Attorney-General and Minister for Justice, Godfred Yeboah Dame, is of the view that practicing law must not be considered a right, stating it is a privilege.
He stated it comes with a moral obligation and legal duty practitioners need to uphold to ensure the dignity of the profession.
To him, it is only when practitioners maintain the highest standards of ethics that law will continue to be a noble profession.
Mr Dame sounded this clarion call during the induction ceremony of new executives of the Ghana Bar Association.
“Mr President and new executives, you owe a duty to drive home the point that the practice of law is not a right, it is a privilege.
“Along with it comes a moral obligation and a legal duty to uphold the dignity of the profession to ensure that the privileged call to the bar is not abused through unprincipled and disreputable conduct,” Mr Dame charged.
The Attorney General indicated the ethics of the job which is supposed to be an utmost priority is declining.
“Standards of practice have declined to their lowest depths, and I speak from experience of what I witnessed in the Supreme Court last week in the conduct of some lawyers in certain cases that they handled.
“Ethics is virtually thrown to the dogs in the dishonourable quest of some lawyers to win a case,” he bemoaned.

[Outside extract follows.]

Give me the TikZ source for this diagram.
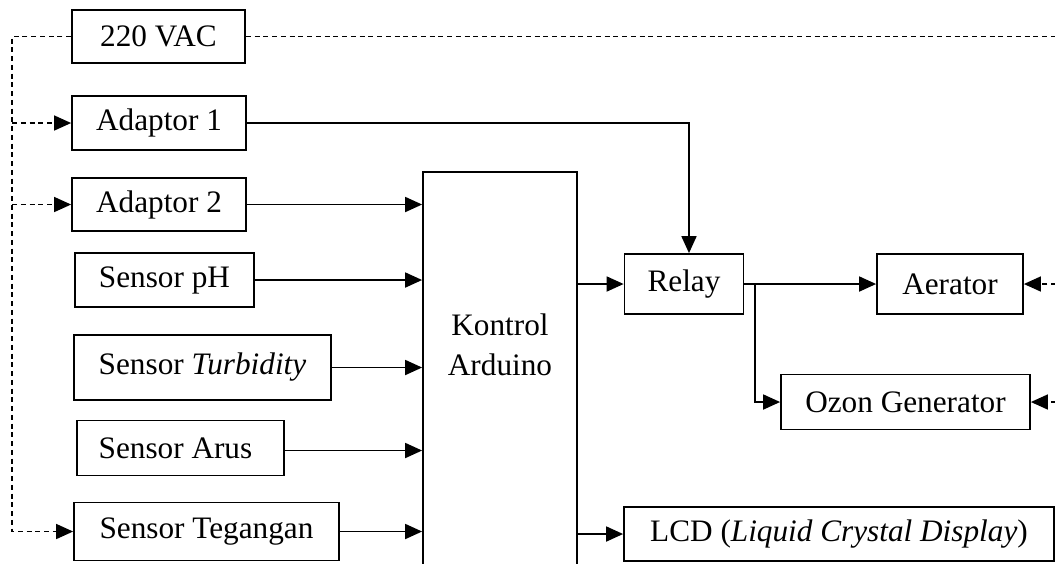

The timing of his comments is even more significant amid the saga of the 499 ‘failed’ law students’ and calls for reform and expansion of Ghana’s legal education system.
Some 143 students are currently in court, challenging their denial of admission into the Ghana Law School.
The students claimed in their writ on October 22, 2021, that their fundamental human rights have been violated by the regulatory body.
They are, therefore, praying the Court to compel the Ghana School of Law to admit them into the institution, having met the required pass mark (50%) in the entrance exam.